[STATED GOAL]
Print nothing but the lines from the start of the listing below through the line that contains "import plotly.graph_objects as go". Do not include the pictures.

[DATA SECTION]
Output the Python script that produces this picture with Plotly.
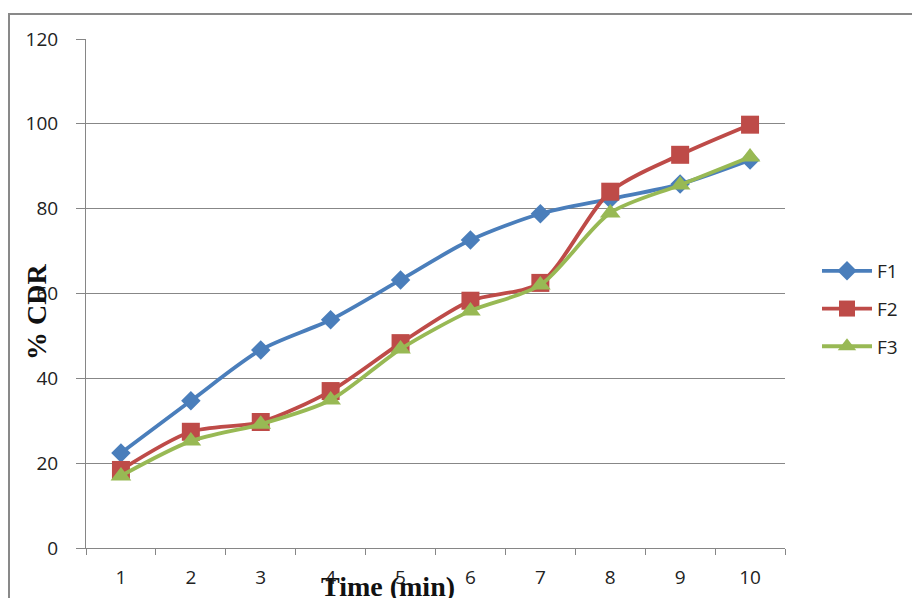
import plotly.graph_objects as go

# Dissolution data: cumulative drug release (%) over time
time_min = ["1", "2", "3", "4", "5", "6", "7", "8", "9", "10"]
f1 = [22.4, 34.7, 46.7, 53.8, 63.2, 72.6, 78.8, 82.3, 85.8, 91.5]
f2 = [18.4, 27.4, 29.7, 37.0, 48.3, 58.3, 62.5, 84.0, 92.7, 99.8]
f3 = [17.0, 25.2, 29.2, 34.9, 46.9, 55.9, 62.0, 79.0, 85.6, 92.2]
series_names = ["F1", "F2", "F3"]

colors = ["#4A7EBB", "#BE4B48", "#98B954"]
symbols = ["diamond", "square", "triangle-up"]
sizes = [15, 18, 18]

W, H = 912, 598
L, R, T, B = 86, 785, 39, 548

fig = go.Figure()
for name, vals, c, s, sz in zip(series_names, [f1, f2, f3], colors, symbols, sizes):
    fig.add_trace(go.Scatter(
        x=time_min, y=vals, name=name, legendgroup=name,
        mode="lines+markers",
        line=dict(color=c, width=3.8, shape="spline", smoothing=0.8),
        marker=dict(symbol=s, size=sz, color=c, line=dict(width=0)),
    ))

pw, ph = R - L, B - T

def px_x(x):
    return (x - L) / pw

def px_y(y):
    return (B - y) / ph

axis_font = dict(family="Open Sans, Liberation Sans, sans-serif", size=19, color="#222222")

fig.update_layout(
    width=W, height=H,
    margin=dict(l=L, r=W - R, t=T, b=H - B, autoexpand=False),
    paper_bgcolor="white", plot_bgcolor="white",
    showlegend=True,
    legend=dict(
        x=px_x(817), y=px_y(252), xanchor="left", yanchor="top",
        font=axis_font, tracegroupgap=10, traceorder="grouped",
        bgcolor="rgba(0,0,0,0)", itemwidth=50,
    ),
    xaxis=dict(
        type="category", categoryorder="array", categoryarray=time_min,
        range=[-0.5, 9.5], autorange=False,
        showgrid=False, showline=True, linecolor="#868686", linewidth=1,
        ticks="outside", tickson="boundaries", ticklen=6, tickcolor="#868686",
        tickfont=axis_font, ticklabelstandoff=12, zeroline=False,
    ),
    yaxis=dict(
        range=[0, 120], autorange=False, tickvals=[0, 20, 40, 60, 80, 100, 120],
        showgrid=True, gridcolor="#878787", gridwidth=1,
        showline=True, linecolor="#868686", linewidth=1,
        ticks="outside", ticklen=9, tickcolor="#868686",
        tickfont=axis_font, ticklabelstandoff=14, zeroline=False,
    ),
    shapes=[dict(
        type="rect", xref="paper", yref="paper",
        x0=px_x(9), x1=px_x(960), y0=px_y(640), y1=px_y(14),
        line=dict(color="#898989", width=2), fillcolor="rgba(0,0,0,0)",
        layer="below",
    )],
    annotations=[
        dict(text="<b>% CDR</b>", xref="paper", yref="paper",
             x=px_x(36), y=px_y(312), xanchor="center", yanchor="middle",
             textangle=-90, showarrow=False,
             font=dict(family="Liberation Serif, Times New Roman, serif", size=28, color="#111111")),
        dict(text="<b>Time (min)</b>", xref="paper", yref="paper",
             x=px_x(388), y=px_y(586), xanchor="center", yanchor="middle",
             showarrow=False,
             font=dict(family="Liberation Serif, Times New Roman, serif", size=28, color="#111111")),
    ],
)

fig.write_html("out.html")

[RESULT FOR THIS TASK]
Output the Python script that produces this picture with Plotly.
import plotly.graph_objects as go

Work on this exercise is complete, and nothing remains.